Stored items
*-*-*
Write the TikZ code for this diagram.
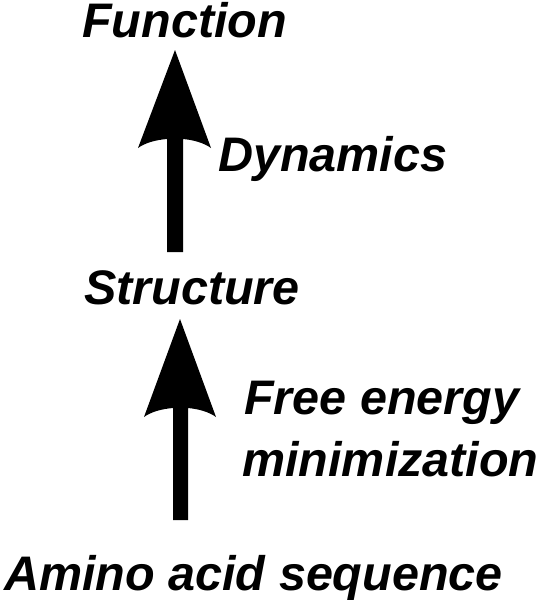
\documentclass[tikz,border=0pt]{standalone}
\usepackage{fontspec}
\setmainfont{Liberation Sans}
\begin{document}
\begin{tikzpicture}[x=1pt,y=-1pt,
  lbl/.style={anchor=base west,inner sep=0pt,text height=0.74em,text depth=0.21em,font=\fontsize{48.5}{52}\selectfont\bfseries\itshape}]
\useasboundingbox (0,0) rectangle (550,600);
\fill[white] (0,0) rectangle (550,600);
\node[lbl] (func) at (82,37) {Function};
\node[lbl] (dyn) at (218,171) {Dynamics};
\node[lbl] (struct) at (84,304) {Structure};
\node[lbl] (free) at (244,414) {Free energy};
\node[lbl] (mini) at (242,476) {minimization};
\node[lbl] (amino) at (4,590) {Amino acid sequence};
\coordinate (a1) at (175,50);
\coordinate (a2) at (180,319);
\fill (167,252) -- (167,139) .. controls (155,140) and (145,143) .. (138,148) -- (a1) -- (211,148) .. controls (204,143) and (194,140) .. (183,139) -- (183,252) -- cycle;
\fill (173,520) -- (173,408) .. controls (161,409) and (151,412) .. (144,417) -- (a2) -- (216,417) .. controls (209,412) and (199,409) .. (188,408) -- (188,520) -- cycle;
\end{tikzpicture}
\end{document}
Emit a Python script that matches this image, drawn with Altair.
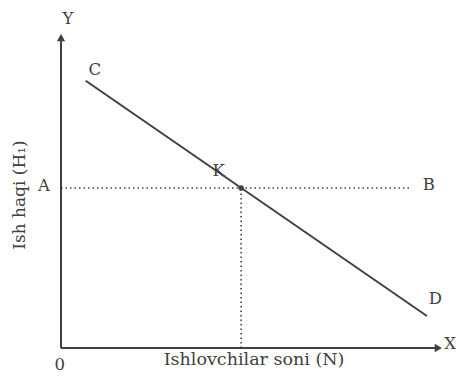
import altair as alt
import pandas as pd

# Demand line C -> D
line_x = [6.5, 96.3]
line_y = [83.5, 10.0]

# Equilibrium point K
k_x = 47.4
k_y = 50.0

# Point labels
label_text = ["C", "K", "D", "A", "B", "0", "Y", "X"]
label_x = [8.9, 41.5, 98.5, -4.5, 96.8, -0.3, 1.8, 102.4]
label_y = [87.0, 55.3, 15.3, 50.6, 51.0, -5.3, 102.8, 1.3]

x_title = "Ishlovchilar soni (N)"
y_title = "Ish haqi (H₁)"

ink = "#404040"
font = "DejaVu Serif"

xs = alt.Scale(domain=[0, 100], nice=False, zero=False)
ys = alt.Scale(domain=[0, 100], nice=False, zero=False)

def X(f="x"):
    return alt.X(f"{f}:Q", scale=xs, axis=None)

def Y(f="y"):
    return alt.Y(f"{f}:Q", scale=ys, axis=None)

# axes as rules
axes_df = pd.DataFrame({"x": [0, 0], "y": [0, 0], "x2": [0, 99.0], "y2": [97.5, 0]})
axes = alt.Chart(axes_df).mark_rule(color=ink, strokeWidth=2).encode(
    x=X(), y=Y(), x2="x2:Q", y2="y2:Q")

arrow_up = alt.Chart(pd.DataFrame({"x": [0], "y": [97.0]})).mark_point(
    shape="triangle-up", filled=True, size=70, color=ink, opacity=1).encode(x=X(), y=Y())
arrow_right = alt.Chart(pd.DataFrame({"x": [99.3], "y": [0]})).mark_point(
    shape="triangle-right", filled=True, size=70, color=ink, opacity=1).encode(x=X(), y=Y())

demand = alt.Chart(pd.DataFrame({"x": line_x, "y": line_y})).mark_line(
    color=ink, strokeWidth=2).encode(x=X(), y=Y())

dots_df = pd.DataFrame({"x": [0, k_x], "y": [k_y, 0], "x2": [91.8, k_x], "y2": [k_y, k_y]})
dotted = alt.Chart(dots_df).mark_rule(color=ink, strokeWidth=1.6, strokeDash=[1.5, 3]).encode(
    x=X(), y=Y(), x2="x2:Q", y2="y2:Q")

kpt = alt.Chart(pd.DataFrame({"x": [k_x], "y": [k_y]})).mark_point(
    filled=True, size=30, color=ink, opacity=1).encode(x=X(), y=Y())

labels = alt.Chart(pd.DataFrame({"x": label_x, "y": label_y, "t": label_text})).mark_text(
    font=font, fontSize=16.5, color=ink, align="center", baseline="middle").encode(
    x=X(), y=Y(), text="t:N")

xt = alt.Chart(pd.DataFrame({"x": [50.8], "y": [-3.9], "t": [x_title]})).mark_text(
    font=font, fontSize=17.5, color=ink, align="center", baseline="middle").encode(
    x=X(), y=Y(), text="t:N")

yt = alt.Chart(pd.DataFrame({"x": [-10.8], "y": [47.8], "t": [y_title]})).mark_text(
    font=font, fontSize=17, color=ink, align="center", baseline="middle", angle=270).encode(
    x=X(), y=Y(), text="t:N")

chart = alt.layer(axes, arrow_up, arrow_right, dotted, demand, kpt, labels, xt, yt).properties(
    width=380, height=320,
    autosize=alt.AutoSizeParams(type="none"),
    padding={"left": 53, "top": 20, "right": 15, "bottom": 29},
).configure_view(stroke=None)

chart.save("out.html", embed_options={"renderer": "svg", "actions": False})
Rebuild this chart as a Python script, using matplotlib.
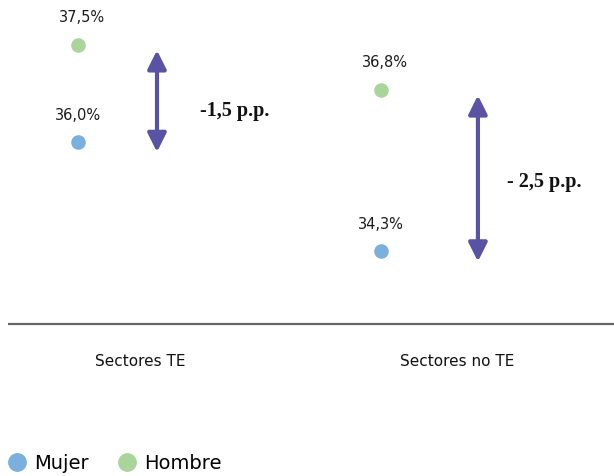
import matplotlib
matplotlib.use("Agg")
import matplotlib.pyplot as plt
from matplotlib.lines import Line2D

# data
categories = ["Sectores TE", "Sectores no TE"]
mujer = [36.0, 34.3]
hombre = [37.5, 36.8]
diff_labels = ["-1,5 p.p.", "- 2,5 p.p."]

c_mujer = "#7bb0dd"
c_hombre = "#a9d59b"
c_arrow = "#5a52a3"

plt.rcParams['font.family'] = ['DejaVu Sans']

fig = plt.figure(figsize=(6.14, 4.76), dpi=100)
ax = fig.add_axes([0, 0, 1, 1])
ax.set_xlim(-0.257, 1.769)
ax.set_ylim(30.81, 38.2)
ax.axis("off")

xs = list(range(len(categories)))

def fmt(v):
    return f"{v:.1f}%".replace(".", ",")

ax.scatter(xs, mujer, s=110, color=c_mujer, zorder=3, linewidths=0)
ax.scatter(xs, hombre, s=110, color=c_hombre, zorder=3, linewidths=0)

for x, m, h in zip(xs, mujer, hombre):
    ax.annotate(fmt(m), (x, m), xytext=(0, 19), textcoords="offset points",
                ha="center", va="center", fontsize=10.5, color="#1a1a1a")
    ax.annotate(fmt(h), (x, h), xytext=(3, 20), textcoords="offset points",
                ha="center", va="center", fontsize=10.5, color="#1a1a1a")

# arrows showing the gap
arrow_x = [0.261, 1.32]
text_x = [0.403, 1.416]
text_dy = [-0.15, -0.05]
for i, (m, h) in enumerate(zip(mujer, hombre)):
    top = h - 0.08
    bot = m - 0.16
    ax.annotate("", xy=(arrow_x[i], bot), xytext=(arrow_x[i], top),
                arrowprops=dict(arrowstyle="<|-|>", lw=3.0, color=c_arrow,
                                mutation_scale=28, shrinkA=0, shrinkB=0))
    ax.text(text_x[i], (top + bot) / 2 + text_dy[i], diff_labels[i], ha="left", va="center",
            fontsize=14.5, fontweight="bold", family="Liberation Serif", color="#111111")

# baseline
base_y = 33.17
ax.plot([-0.231, 1.769], [base_y, base_y], color="#666666", lw=1.6, solid_capstyle="butt")

label_x = [0.205, 1.25]
for lx, cat in zip(label_x, categories):
    ax.text(lx, 32.59, cat, ha="center", va="center", fontsize=11, color="#111111")

handles = [
    Line2D([], [], marker="o", ls="", markersize=12.5, color=c_mujer, label="Mujer"),
    Line2D([], [], marker="o", ls="", markersize=12.5, color=c_hombre, label="Hombre"),
]
fig.legend(handles=handles, loc="lower left", bbox_to_anchor=(-0.022, -0.03),
           ncol=2, frameon=False, fontsize=14, handletextpad=0.25,
           columnspacing=1.3, handlelength=1.3)

fig.savefig("out.png", dpi=100)
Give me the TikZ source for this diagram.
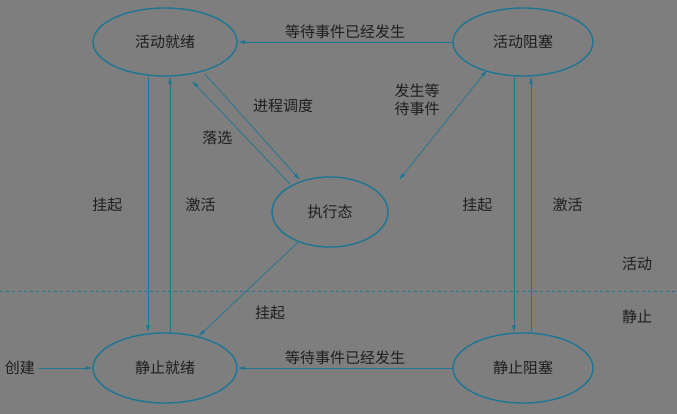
\documentclass[tikz,border=0pt]{standalone}
\usepackage{fontspec}
\newfontfamily\cjk{Noto Sans CJK SC}
\usetikzlibrary{arrows.meta,shapes.geometric}
\definecolor{bgray}{RGB}{126,126,126}
\definecolor{lineteal}{RGB}{28,118,150}
\definecolor{txtdark}{RGB}{30,30,30}
\begin{document}
\begin{tikzpicture}[x=1pt,y=-1pt,
  every node/.style = {font=\cjk\fontsize{15}{18}\selectfont, text=txtdark},
  state/.style = {ellipse, draw=lineteal, line width=1.4pt,
    minimum width=144pt, minimum height=68pt},
  link/.style = {draw=lineteal, line width=0.7pt, -{Latex[length=7pt,width=4pt]}}]
  \fill[bgray] (0,0) rectangle (677,414);
  \useasboundingbox (0,0) rectangle (677,414);
  \node[state] (ar) at (165,42) {活动就绪};
  \node[state, minimum width=140pt] (ab) at (523,42) {活动阻塞};
  \node[state, minimum width=116pt, minimum height=70pt] (ex) at (330,212) {执行态};
  \node[state, minimum height=70pt] (sr) at (165,368) {静止就绪};
  \node[state, minimum width=140pt, minimum height=70pt] (sb) at (523,368) {静止阻塞};
  \node (cj) at (20,368) {创建};
  \draw[dashed, draw=lineteal, line width=0.9pt] (0,291) -- (677,291);
  \node at (637,264) {活动};
  \node at (637,317) {静止};
  % transitions
  \draw[link] (ab) -- node[above] {等待事件已经发生} (ar);
  \draw[link] (sb) -- node[above] {等待事件已经发生} (sr);
  \draw[link] (cj) -- (sr);
  \draw[link] ([xshift=-17pt]ar.south) -- node[left=22pt] {挂起} ([xshift=-17pt]sr.north);
  \draw[link] ([xshift=5pt]sr.north) -- node[right=12pt] {激活} ([xshift=5pt]ar.south);
  \draw[link] ([xshift=-9pt]ab.south) -- node[left=18pt] {挂起} ([xshift=-9pt]sb.north);
  \draw[link] ([xshift=8pt]sb.north) -- node[right=18pt] {激活} ([xshift=8pt]ab.south);
  \draw[link] (205,74) -- node[right=16pt, pos=0.3] {进程调度} (300,180);
  \draw[link] (290,184) -- node[below left, pos=0.55] {落选} (192,81);
  \draw[link, {Latex[length=7pt,width=4pt]}-{Latex[length=7pt,width=4pt]}] (399,180) -- node[above left, pos=0.55, align=left, xshift=-4pt] {发生等\\待事件} (487,70);
  \draw[link] (ex) -- node[right=28pt, pos=0.75] {挂起} (sr);
\end{tikzpicture}
\end{document}
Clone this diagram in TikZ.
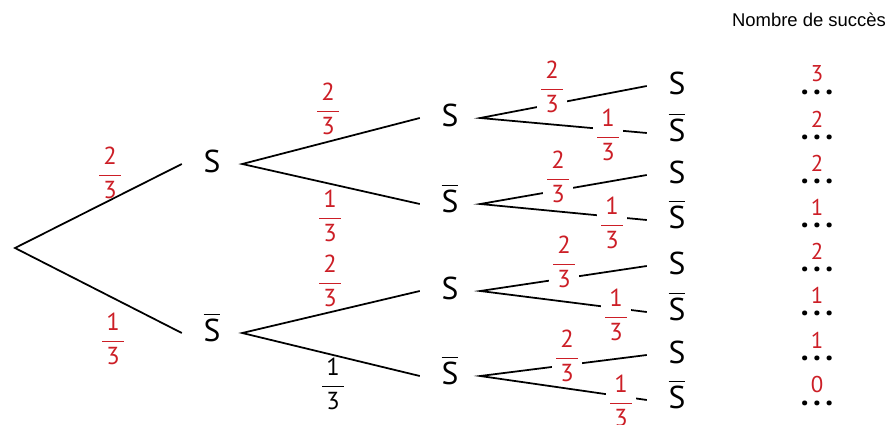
\documentclass[tikz,border=0pt]{standalone}
\usepackage{fontspec}
\usepackage{amsmath}
\setmainfont{PT Sans}
\newfontfamily\headfont{Liberation Sans}
\definecolor{probred}{RGB}{204,30,38}
\newcommand{\frc}[2]{$\dfrac{\,\text{#1}\,}{\,\text{#2}\,}$}
\newcommand{\nS}{$\overline{\text{S}}$}
\newcommand{\trio}{.\kern2.5pt.\kern2.5pt.}

\begin{document}
\begin{tikzpicture}[x=0.02cm, y=-0.02cm,
    event/.style={font=\fontsize{18}{20}\selectfont, inner sep=0pt, minimum width=34pt, text height=14pt, text depth=4.8pt},
    branch/.style={line width=1pt},
    prob/.style={font=\fontsize{14}{16}\selectfont, text=probred, inner sep=1pt},
    cut/.style={prob, fill=white},
    count/.style={font=\fontsize{13}{14}\selectfont, text=probred, inner sep=0pt},
    dots/.style={font=\fontsize{18}{20}\selectfont\bfseries, inner sep=0pt, text height=2.5pt, text depth=0pt}]
      \useasboundingbox (0,0) rectangle (888,425);
      \node[font=\headfont\fontsize{10.5}{12}\selectfont] (title) at (809,20) {Nombre de succès};
      % tree
      \coordinate (root) at (15,248);
      \node[event] (s)  at (212,164) {S};
      \node[event] (sb) at (212,333) {\nS};
      \node[event] (ss)   at (450,118) {S};
      \node[event] (ssb)  at (450,204) {\nS};
      \node[event] (sbs)  at (450,291) {S};
      \node[event] (sbsb) at (450,376) {\nS};
      \node[event] (sss)    at (677,86)  {S};
      \node[event] (sssb)   at (677,133) {\nS};
      \node[event] (ssbs)   at (677,175) {S};
      \node[event] (ssbsb)  at (677,220) {\nS};
      \node[event] (sbss)   at (677,266) {S};
      \node[event] (sbssb)  at (677,312) {\nS};
      \node[event] (sbsbs)  at (677,355) {S};
      \node[event] (sbsbsb) at (677,400) {\nS};
      \draw[branch] (s.west) -- (root) -- (sb.west);
      \draw[branch] (ss.west) -- (s.east) -- (ssb.west);
      \draw[branch] (sbs.west) -- (sb.east) -- (sbsb.west);
      \draw[branch] (sss.west) -- (ss.east) -- (sssb.west);
      \draw[branch] (ssbs.west) -- (ssb.east) -- (ssbsb.west);
      \draw[branch] (sbss.west) -- (sbs.east) -- (sbssb.west);
      \draw[branch] (sbsbs.west) -- (sbsb.east) -- (sbsbsb.west);
      % probabilities
      \node[prob] (p1) at (110,173) {\frc{2}{3}};
      \node[prob] (p2) at (113,339) {\frc{1}{3}};
      \node[prob] (p3) at (328,109) {\frc{2}{3}};
      \node[prob] (p4) at (330,216) {\frc{1}{3}};
      \node[prob] (p5) at (330,281) {\frc{2}{3}};
      \node[prob, text=black] (p6) at (333,384) {\frc{1}{3}};
      \node[cut] (p7)  at (552,87)  {\frc{2}{3}};
      \node[cut] (p8)  at (608,135) {\frc{1}{3}};
      \node[cut] (p9)  at (558,177) {\frc{2}{3}};
      \node[cut] (p10) at (612,223) {\frc{1}{3}};
      \node[cut] (p11) at (564,262) {\frc{2}{3}};
      \node[cut] (p12) at (616,315) {\frc{1}{3}};
      \node[cut] (p13) at (567,356) {\frc{2}{3}};
      \node[cut] (p14) at (621,401) {\frc{1}{3}};
      % number of successes
      \foreach \n/\y/\k in {1/92/3, 2/137/2, 3/181/2, 4/225/1, 5/269/2, 6/313/1, 7/358/1, 8/403/0} {
        \node[dots] (d\n) at (817,\y) {\trio};
        \node[count] (k\n) at (817,\y-18) {\k};
      }
\end{tikzpicture}
\end{document}
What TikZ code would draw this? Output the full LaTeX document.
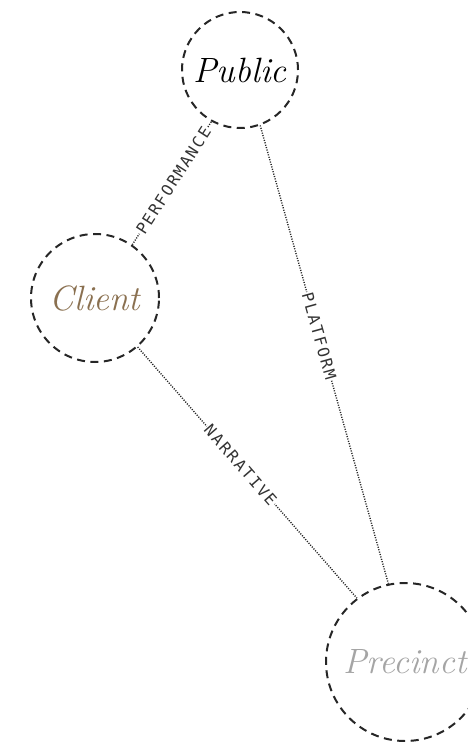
*-*-*
WHAT IS BEING ASKED:
Using the entries above, repeat exactly the lines from the one with "Emit a Python" to the one with "filled=True, size=30, color=ink, opacity=1).encode(x=X(), y=Y())", both included, and leave the pictures behind.

TASK RESULT:
Emit a Python script that matches this image, drawn with Altair.
import altair as alt
import pandas as pd

# Demand line C -> D
line_x = [6.5, 96.3]
line_y = [83.5, 10.0]

# Equilibrium point K
k_x = 47.4
k_y = 50.0

# Point labels
label_text = ["C", "K", "D", "A", "B", "0", "Y", "X"]
label_x = [8.9, 41.5, 98.5, -4.5, 96.8, -0.3, 1.8, 102.4]
label_y = [87.0, 55.3, 15.3, 50.6, 51.0, -5.3, 102.8, 1.3]

x_title = "Ishlovchilar soni (N)"
y_title = "Ish haqi (H₁)"

ink = "#404040"
font = "DejaVu Serif"

xs = alt.Scale(domain=[0, 100], nice=False, zero=False)
ys = alt.Scale(domain=[0, 100], nice=False, zero=False)

def X(f="x"):
    return alt.X(f"{f}:Q", scale=xs, axis=None)

def Y(f="y"):
    return alt.Y(f"{f}:Q", scale=ys, axis=None)

# axes as rules
axes_df = pd.DataFrame({"x": [0, 0], "y": [0, 0], "x2": [0, 99.0], "y2": [97.5, 0]})
axes = alt.Chart(axes_df).mark_rule(color=ink, strokeWidth=2).encode(
    x=X(), y=Y(), x2="x2:Q", y2="y2:Q")

arrow_up = alt.Chart(pd.DataFrame({"x": [0], "y": [97.0]})).mark_point(
    shape="triangle-up", filled=True, size=70, color=ink, opacity=1).encode(x=X(), y=Y())
arrow_right = alt.Chart(pd.DataFrame({"x": [99.3], "y": [0]})).mark_point(
    shape="triangle-right", filled=True, size=70, color=ink, opacity=1).encode(x=X(), y=Y())

demand = alt.Chart(pd.DataFrame({"x": line_x, "y": line_y})).mark_line(
    color=ink, strokeWidth=2).encode(x=X(), y=Y())

dots_df = pd.DataFrame({"x": [0, k_x], "y": [k_y, 0], "x2": [91.8, k_x], "y2": [k_y, k_y]})
dotted = alt.Chart(dots_df).mark_rule(color=ink, strokeWidth=1.6, strokeDash=[1.5, 3]).encode(
    x=X(), y=Y(), x2="x2:Q", y2="y2:Q")

kpt = alt.Chart(pd.DataFrame({"x": [k_x], "y": [k_y]})).mark_point(
    filled=True, size=30, color=ink, opacity=1).encode(x=X(), y=Y())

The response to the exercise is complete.